= Mario Buatta =

American interior decorator (1935–2018)

Mario Buatta (October 20, 1935 – October 15, 2018) was an American interior decorator.

==Early life and education==
Buatta was born in West Brighton, Staten Island, New York, the son of Felice Buatta, a violinist and bandleader whose stage name was Phil Burton. He was educated at Curtis High School, briefly studied architecture at Wagner College and Cooper Union, after which he worked as an interior decorator for department stores while taking classes in design at Pratt Institute, Columbia University, and, in the summer of 1961, at the Parsons School of Design in Europe. He later received guidance from English designer John Fowler, who greatly influenced him.

==Career==
Buatta worked for Elisabeth C. Draper and then for Keith Irvine, and started his own business in 1963. He designed interiors for clients including Mariah Carey, Henry Ford II, Malcolm Forbes, Barbara Walters, Nelson Doubleday, Samuel Irving Newhouse, Sr., Charlotte Ford, and Billy Joel. In 1988, he and Mark Hampton oversaw the interior redecoration of Blair House in Washington, D.C. His most extensive work was Carolands, a 92-room chateau located in Hillsborough, California. In addition to his work for clients, he licensed a wide range of products, including a telephone.

Known as the "Prince of Chintz" for his use of lush floral prints, and also as the "King of Clutter", Buatta was greatly influenced by English interior design, especially the Regency period, and known for rooms that evoked the English country house.

Buatta was unusual in the interior design profession in working almost alone, and described himself as "married to [his] business". He was a mainstay of the Kips Bay Decorator Showhouse and from 1977 to 1991 chaired The Winter Show, greatly increasing its prominence as an antiques and design venue.

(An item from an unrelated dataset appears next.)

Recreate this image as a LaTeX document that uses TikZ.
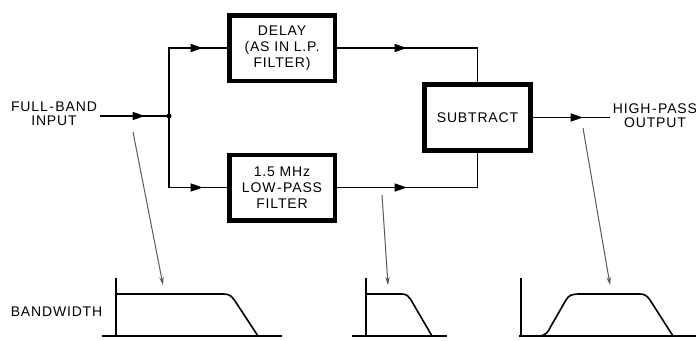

==Personal life and death==
Buatta lived in a townhouse in Manhattan, and also owned the 1845 William H. Mason house in Thompson Hill, Connecticut. The house, listed as part of a historic district by the National Register of Historic Places, fell into disrepair, leading to protests of "demolition by neglect".

He died in New York City on October 15, 2018, at the age of 82.